Histórias da Medicina Portuguesa

No termo de uma vida de trabalho, todos temos histórias a contar. Vamos também aprendendo a ler a História de um modo pessoal. Este blogue pretende viver um pouco da minha experiência e muito dos nomes grandes que todos conhecemos. Nos pequenos textos que apresento, a investigação é superficial e as generalizações poderão ser todas discutidas. A ambição é limitada. Pretendo apenas entreter colegas despreocupados e (quem sabe?) despertar o interesse pela pesquisa mais aprofundada das questões que afloro.
Espero não estar a dar início a um projecto unipessoal. As portas de Histórias da Medicina estão abertas a todos os colegas que queiram colaborar com críticas, comentários ou artigos, venham eles da vivência de cada um ou das reflexões sobre as leituras que fizeram.

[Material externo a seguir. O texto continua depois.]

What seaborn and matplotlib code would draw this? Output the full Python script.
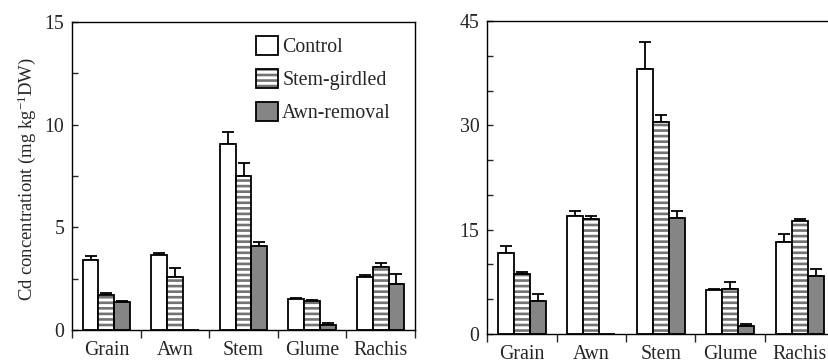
import numpy as np
import pandas as pd
import matplotlib
matplotlib.use("Agg")
import matplotlib.pyplot as plt
import matplotlib.patches as mpatches
from matplotlib.legend_handler import HandlerTuple
from matplotlib.ticker import MultipleLocator, FixedLocator
import seaborn as sns

# Plant parts and treatments
parts = ["Grain", "Awn", "Stem", "Glume", "Rachis"]
treatments = ["Control", "Stem-girdled", "Awn-removal"]

# Panel 1: Cd concentration (mg kg-1 DW)
p1_control = [3.43, 3.67, 9.04, 1.51, 2.60]
p1_girdled = [1.72, 2.57, 7.48, 1.43, 3.09]
p1_awnrem = [1.38, 0.0, 4.11, 0.24, 2.23]
p1_control_se = [0.15, 0.08, 0.58, 0.03, 0.06]
p1_girdled_se = [0.06, 0.45, 0.67, 0.03, 0.15]
p1_awnrem_se = [0.05, 0.0, 0.18, 0.10, 0.50]

# Panel 2: Cd concentration (mg kg-1 DW)
p2_control = [11.7, 16.96, 38.1, 6.33, 13.18]
p2_girdled = [8.67, 16.53, 30.48, 6.52, 16.29]
p2_awnrem = [4.79, 0.0, 16.72, 1.20, 8.34]
p2_control_se = [1.0, 0.77, 3.9, 0.2, 1.24]
p2_girdled_se = [0.2, 0.43, 1.05, 1.0, 0.2]
p2_awnrem_se = [0.96, 0.0, 1.0, 0.3, 1.05]

colors = {"Control": "white", "Stem-girdled": "white", "Awn-removal": "#858585"}
HATCH = "---"
HATCH_COLOR = "#737373"
FS = 14.3

sns.set_style("ticks")
plt.rcParams["font.family"] = ["Liberation Serif", "DejaVu Serif"]
plt.rcParams["mathtext.fontset"] = "custom"
plt.rcParams["mathtext.rm"] = "Liberation Serif"
plt.rcParams["mathtext.it"] = "Liberation Serif:italic"
plt.rcParams["font.size"] = FS
plt.rcParams["hatch.linewidth"] = 1.9


def long_frame(vals):
    rows = []
    for t, v in zip(treatments, vals):
        for p, y in zip(parts, v):
            rows.append({"part": p, "treatment": t, "value": y})
    return pd.DataFrame(rows)


def hatched_with_outline(ax, bar):
    """Stripes in grey, outline in black on top."""
    bar.set_hatch(HATCH)
    bar.set_edgecolor(HATCH_COLOR)
    bar.set_linewidth(0)
    outline = mpatches.Rectangle((bar.get_x(), bar.get_y()), bar.get_width(),
                                 bar.get_height(), fill=False,
                                 edgecolor="black", linewidth=1.3,
                                 zorder=bar.get_zorder() + 0.1)
    ax.add_patch(outline)


def draw_panel(ax, vals, errs, ymax, major, minor):
    df = long_frame(vals)
    sns.barplot(data=df, x="part", y="value", hue="treatment",
                order=parts, hue_order=treatments, palette=colors,
                width=0.69, gap=0, edgecolor="black", linewidth=1.3,
                errorbar=None, legend=False, ax=ax, zorder=2)
    for t, cont, err in zip(treatments, ax.containers, errs):
        xs, hs, es = [], [], []
        for bar, e in zip(cont.patches, err):
            if t == "Stem-girdled":
                hatched_with_outline(ax, bar)
            if e > 0:
                xs.append(bar.get_x() + bar.get_width() / 2)
                hs.append(bar.get_height())
                es.append(e)
        ax.errorbar(xs, hs, yerr=[np.zeros(len(es)), es], fmt="none",
                    ecolor="black", elinewidth=1.3, capsize=4.5,
                    capthick=1.3, zorder=1)
    ax.set_xlim(-0.5, len(parts) - 0.5)
    ax.set_ylim(0, ymax)
    ax.yaxis.set_major_locator(MultipleLocator(major))
    ax.yaxis.set_minor_locator(MultipleLocator(minor))
    ax.xaxis.set_minor_locator(FixedLocator(np.arange(-0.5, len(parts), 1.0)))
    ax.tick_params(axis="y", which="both", direction="in", length=4,
                   width=1.0, pad=5.5, labelsize=FS)
    ax.tick_params(axis="x", which="major", length=0, pad=8, labelsize=FS)
    ax.tick_params(axis="x", which="minor", direction="out", length=6,
                   width=1.0)
    ax.set_xlabel("")
    ax.set_ylabel("")
    for s in ax.spines.values():
        s.set_visible(True)
        s.set_linewidth(1.0)
        s.set_color("black")


fig = plt.figure(figsize=(8.29, 3.64), dpi=100)
ax1 = fig.add_axes([0.0869, 0.0934, 0.5006 - 0.0869, 0.9396 - 0.0934])
ax2 = fig.add_axes([0.5875, 0.0824, 1.0066 - 0.5875, 0.9423 - 0.0824])

draw_panel(ax1, [p1_control, p1_girdled, p1_awnrem],
           [p1_control_se, p1_girdled_se, p1_awnrem_se], 15, 5, 2.5)
draw_panel(ax2, [p2_control, p2_girdled, p2_awnrem],
           [p2_control_se, p2_girdled_se, p2_awnrem_se], 45, 15, 5)

ax1.set_ylabel("Cd concentrationt (mg kg$^{\\mathrm{-1}}$DW)", fontsize=13.4)
ax1.yaxis.set_label_coords(-0.1, 0.49)

handles = []
for t in treatments:
    if t == "Stem-girdled":
        stripes = mpatches.Patch(facecolor="white", edgecolor=HATCH_COLOR,
                                 linewidth=0, hatch=HATCH)
        frame = mpatches.Patch(fill=False, edgecolor="black", linewidth=1.3)
        handles.append((stripes, frame))
    else:
        handles.append(mpatches.Patch(facecolor=colors[t], edgecolor="black",
                                      linewidth=1.3))
ax1.legend(handles=handles, labels=treatments, loc="upper left",
           bbox_to_anchor=(0.535, 0.955),
           handler_map={tuple: HandlerTuple(ndivide=1, pad=0)},
           frameon=False, fontsize=FS, handlelength=1.14, handleheight=1.08,
           handletextpad=0.2, labelspacing=0.6, borderpad=0, borderaxespad=0)

fig.savefig("out.png", dpi=100)
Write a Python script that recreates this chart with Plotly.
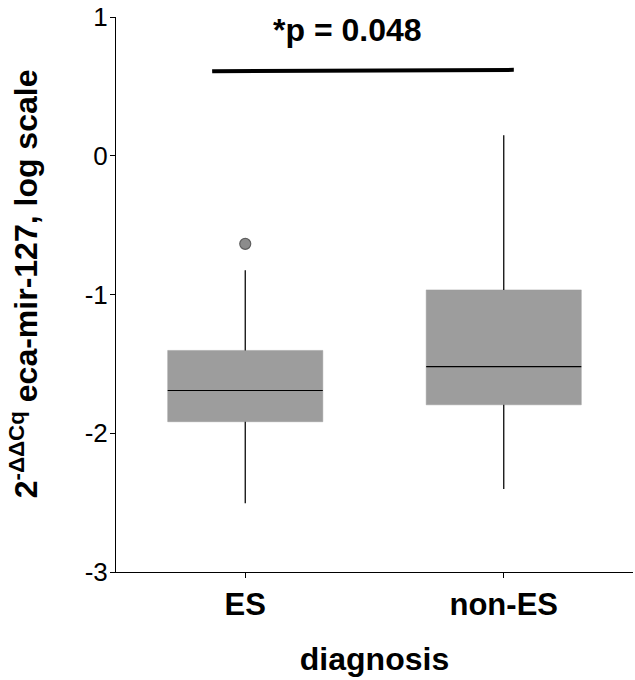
import plotly.graph_objects as go

# ---- data (log-scale values) ----
categories = ["ES", "non-ES"]
cat_pos = [0, 1]
q1 = [-1.917, -1.795]
median = [-1.692, -1.520]
q3 = [-1.403, -0.967]
lower_fence = [-2.504, -2.401]
upper_fence = [-0.826, 0.148]
outlier_cat = [0]
outlier_val = [-0.635]

y_tickvals = [1, 0, -1, -2, -3]
p_label = "*p = 0.048"
sig_bar_x = [-0.128, 1.039]
sig_bar_y = [0.609, 0.619]
p_label_pos = [0.397, 0.905]

FONT = "Liberation Sans, Arial, sans-serif"
BOX_GRAY = "#9d9d9d"
BOX_W = 0.6

fig = go.Figure()

fig.add_trace(go.Box(
    x=cat_pos, q1=q1, median=median, q3=q3,
    lowerfence=lower_fence, upperfence=upper_fence,
    width=BOX_W, whiskerwidth=0,
    fillcolor=BOX_GRAY, line=dict(color=BOX_GRAY, width=0.5),
    boxpoints=False, showlegend=False, hoverinfo="skip",
))

# whiskers & medians in black
for i, c in enumerate(cat_pos):
    fig.add_trace(go.Scatter(x=[c, c], y=[q3[i], upper_fence[i]], mode="lines",
                             line=dict(color="black", width=1.2), showlegend=False, hoverinfo="skip"))
    fig.add_trace(go.Scatter(x=[c, c], y=[lower_fence[i], q1[i]], mode="lines",
                             line=dict(color="black", width=1.2), showlegend=False, hoverinfo="skip"))
    fig.add_trace(go.Scatter(x=[c - BOX_W / 2, c + BOX_W / 2], y=[median[i], median[i]], mode="lines",
                             line=dict(color="black", width=1.2), showlegend=False, hoverinfo="skip"))

fig.add_trace(go.Scatter(
    x=outlier_cat, y=outlier_val, mode="markers",
    marker=dict(size=11, color="#8c8c8c", line=dict(color="#5e5e5e", width=1.2)),
    showlegend=False, hoverinfo="skip",
))

# significance bar
fig.add_trace(go.Scatter(x=sig_bar_x, y=sig_bar_y, mode="lines",
                         line=dict(color="black", width=4), showlegend=False, hoverinfo="skip"))
fig.add_annotation(x=p_label_pos[0], y=p_label_pos[1], xref="x", yref="y",
                   text="<b>" + p_label + "</b>", showarrow=False,
                   font=dict(family=FONT, size=32, color="black"))

# y-axis title
fig.add_annotation(x=-0.178, y=0.52, xref="paper", yref="paper",
                   xanchor="center", yanchor="middle", textangle=-90,
                   text="<b>2<sup>-ΔΔCq</sup> eca-mir-127, log scale</b>", showarrow=False,
                   font=dict(family=FONT, size=32, color="black"))

fig.update_layout(
    width=635, height=680,
    margin=dict(l=116, r=2, t=14, b=108),
    paper_bgcolor="white", plot_bgcolor="white",
    font=dict(family=FONT, color="black"),
)

fig.update_xaxes(
    range=[-0.5, 1.5], tickvals=cat_pos, ticktext=["<b>%s</b>" % c for c in categories],
    tickfont=dict(family=FONT, size=31, color="black"),
    showline=True, linecolor="black", linewidth=1,
    ticks="outside", ticklen=5, tickcolor="black", tickwidth=1,
    showgrid=False, zeroline=False,
    title=dict(text="<b>diagnosis</b>", font=dict(family=FONT, size=32, color="black"), standoff=26),
)

fig.update_yaxes(
    range=[-3, 1], tickvals=y_tickvals, ticktext=[str(v) if v >= 0 else "-" + str(-v) for v in y_tickvals],
    tickfont=dict(family=FONT, size=26, color="black"),
    showline=True, linecolor="black", linewidth=1,
    ticks="outside", ticklen=5, tickcolor="black", tickwidth=1,
    ticklabelstandoff=-3, ticklabeloverflow="allow",
    showgrid=False, zeroline=False,
)

fig.write_html("out.html")
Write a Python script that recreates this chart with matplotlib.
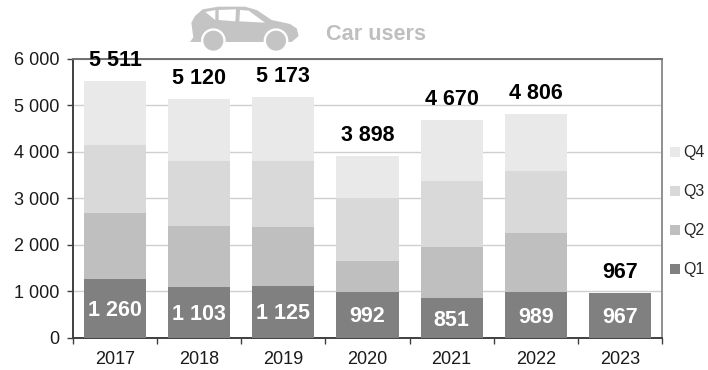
import matplotlib
matplotlib.use("Agg")
import matplotlib.pyplot as plt
from matplotlib.patches import PathPatch, Circle, Polygon
from matplotlib.path import Path
from matplotlib.transforms import Affine2D

plt.rcParams['font.family'] = ['Liberation Sans', 'DejaVu Sans']

years = ['2017', '2018', '2019', '2020', '2021', '2022', '2023']
q1 = [1260, 1103, 1125, 992, 851, 989, 967]
q2 = [1430, 1307, 1265, 668, 1099, 1271, 0]
q3 = [1450, 1380, 1400, 1350, 1430, 1320, 0]
q4 = [1371, 1330, 1383, 888, 1290, 1226, 0]
totals = [5511, 5120, 5173, 3898, 4670, 4806, 967]
y_ticks = [0, 1000, 2000, 3000, 4000, 5000, 6000]
quarter_names = ['Q1', 'Q2', 'Q3', 'Q4']
quarter_colors = ['#808080', '#bfbfbf', '#d9d9d9', '#e9e9e9']


def spaced(n):
    return f'{n:,}'.replace(',', ' ')


W, H = 708, 370
fig = plt.figure(figsize=(W / 100, H / 100), dpi=100)
ax = fig.add_axes([73 / W, 1 - 338 / H, (662 - 73) / W, (338 - 58.5) / H])

x = list(range(len(years)))
bottom = [0] * len(years)
handles = []
for vals, name, col in zip([q1, q2, q3, q4], quarter_names, quarter_colors):
    bars = ax.bar(x, vals, 0.74, bottom=bottom, color=col, label=name, zorder=3)
    handles.append(bars)
    bottom = [b + v for b, v in zip(bottom, vals)]

for i, (v, t) in enumerate(zip(q1, totals)):
    ax.annotate(spaced(v), (i, v / 2), xytext=(0, -1.5), textcoords='offset points',
                ha='center', va='center', color='white', fontsize=15.5,
                fontweight='bold', zorder=5)
    ax.annotate(spaced(t), (i, t), xytext=(0, 20.5 * 0.72), textcoords='offset points',
                ha='center', va='center', color='black', fontsize=15.5,
                fontweight='bold', zorder=6, annotation_clip=False)

ax.set_xlim(-0.5, len(years) - 0.5)
ax.set_ylim(0, 6000)
ax.set_yticks(y_ticks)
ax.set_yticklabels([spaced(v) for v in y_ticks], fontsize=13, color='#1a1a1a')
ax.set_xticks([i - 0.5 for i in range(len(years) + 1)])
ax.set_xticklabels([])
ax.set_xticks(x, minor=True)
ax.set_xticklabels(years, minor=True, fontsize=13, color='#1a1a1a')
ax.tick_params(axis='x', which='minor', length=0, pad=9.5)
ax.tick_params(axis='x', which='major', length=4, width=1, color='#404040')
ax.tick_params(axis='y', length=4, width=1, color='#404040', pad=6)
ax.grid(axis='y', color='#cfcfcf', lw=1, zorder=0)
ax.set_axisbelow(True)
for side, col, lw in [('left', '#404040', 1.4), ('bottom', '#404040', 1.4),
                      ('top', '#707070', 1.4), ('right', '#909090', 1.4)]:
    ax.spines[side].set_color(col)
    ax.spines[side].set_linewidth(lw)

leg = ax.legend(handles[::-1], quarter_names[::-1], loc='upper left',
                bbox_to_anchor=(670 / W, 1 - 145.5 / H), bbox_transform=fig.transFigure,
                frameon=False, fontsize=11.5, handlelength=0.6, handleheight=0.6,
                handletextpad=0.25, labelspacing=1.5, borderpad=0, borderaxespad=0)
for t in leg.get_texts():
    t.set_color('#262626')

# Car pictogram, outlined in pixel units with the y axis pointing down
car_color = '#c4c4c4'
to_fig = Affine2D().scale(1 / 3, -1 / 3).translate(150, H) + Affine2D().scale(1 / W, 1 / H) + fig.transFigure
body = [(128, 98), (124, 68), (135, 48), (158, 28), (205, 20), (285, 20), (320, 30),
        (365, 60), (420, 72), (440, 85), (446, 108), (425, 126), (120, 126), (130, 112)]
fig.add_artist(PathPatch(Path(body + [body[0]], closed=True), fc=car_color, ec='none', transform=to_fig))
windows = [[(166, 36), (196, 30), (196, 60)],
           [(206, 30), (258, 28), (256, 64), (206, 60)],
           [(270, 30), (296, 32), (345, 68), (268, 64)]]
for w in windows:
    fig.add_artist(Polygon(w, closed=True, fc='white', ec='none', transform=to_fig))
for cx in (190, 378):
    fig.add_artist(Circle((cx, 122), 37, fc='white', ec='none', transform=to_fig))
    fig.add_artist(Circle((cx, 122), 30, fc=car_color, ec='none', transform=to_fig))

fig.text(376 / W, 1 - 34.5 / H, 'Car users', ha='center', va='center',
         fontsize=15.6, fontweight='bold', color='#bfbfbf')

fig.savefig('out.png', dpi=100)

terça-feira, 13 de setembro de 2011


       A DESTRUIÇÃO DO MEU ARQUIVO


No dia em que comecei a destruir o meu arquivo clínico só não chorei porque não sou dado ao choro.
De modo geral, sou impulsivo. Fora da área profissional, acusam-me de tomar decisões em cima do joelho. Quando se trata de questões que têm a ver com o meu futuro e o dos meus, é como se mudasse de feitio. Fico ansioso e torno-me hesitante. Ponderei demoradamente se deveria ou não abandonar o consultório de Setúbal para exercer os últimos anos de carreira no Hospital dos Capuchos em regime de dedicação exclusiva. A intenção era conseguir uma reforma melhor. 
Depois de escolher um rumo, sou teimoso e marro a direito.
Entre a minha candidatura ao novo regime e a sua aprovação decorreram poucas semanas. Lembro-me de ouvir a minha mulher comentar:
− Dizem-te que sim a tudo…
Era verdade. Sei de colegas que aguardaram anos pela resposta, que nem sempre foi positiva. Comentei, com algum orgulho:
− Conhecem-me. Sabem que vou trabalhar mais...
Não tinha onde colocar os armários metálicos em que guardava as fichas clínicas. Ocupavam uns bons metros quadrados de parede.
Era difícil contar as fichas que fui preenchendo ao longo de trinta anos de consulta. Umas eram gordas, com páginas dobradas, e outras elegantes. Fiz uma amostragem e extrapolei-a. Contadas duas gavetas, teria registos de 15.000 a 20.000 doentes.
A maioria deles não deixara marca na minha memória. Tratava-se de pessoas que tinham vindo pedir uma opinião e que não voltaram. Um ou outro paciente não teria gostado do médico. Muitos, contudo, tinham afundado raízes no meu coração. Alguns exigiram o melhor de mim: atenção, inteligência, capacidade de estudo e técnica cirúrgica apurada. Ofereci-lhes tudo o que fui capaz de dar. Nem sempre chegou. Umas vezes ganhei e, outras, perdi. Os homens orgulhosos fixam melhor as derrotas do que as vitórias.
As fichas eram muitas e difíceis de destruir. Provavelmente, no começo do século, os fragmentadores de papel teriam já custos acessíveis. Imaginei-os distantes, para utilização única. Fiz mal. Teria poupado tempo e maçada.
Doeram-me os pulsos de tanta ficha que rasguei em pedaços pequenos e quase deitei fogo à casa ao sobrecarregar a lareira com resmas de papel. Demorei muitos dias a completar a tarefa.
Mesmo sem querer, ia lendo um ou outro nome. Alguns não me diziam nada. Outros faziam parte das minhas preocupações. Houve doentes que julguei perder outra vez, ao destruir-lhes a memória escrita. Pensei que a melhor parte de mim ficava ali, junto às lembranças apagadas. Achei que estava a rasgar o meu passado e que nunca mais seria homem inteiro.
Imaginei-me numa ficha preenchida. Em cima, dizia: Dr. Trabulo. Estava quase cheia. O espaço em branco que ficava em baixo era estreito. Eu tinha percorrido a maior parte do caminho e era impossível lembrá-lo sem doentes.
Perdi registos e até apontamentos de frases de que poderia vir a fazer uso mais tarde, na escrita, mas a vida não parou. 
Hoje, o meu registo clínico pode abrigar-se todo numa “pen”. Cabem lá mais de seis metros quadrados de folhas de papel metidas em gavetas metálicas.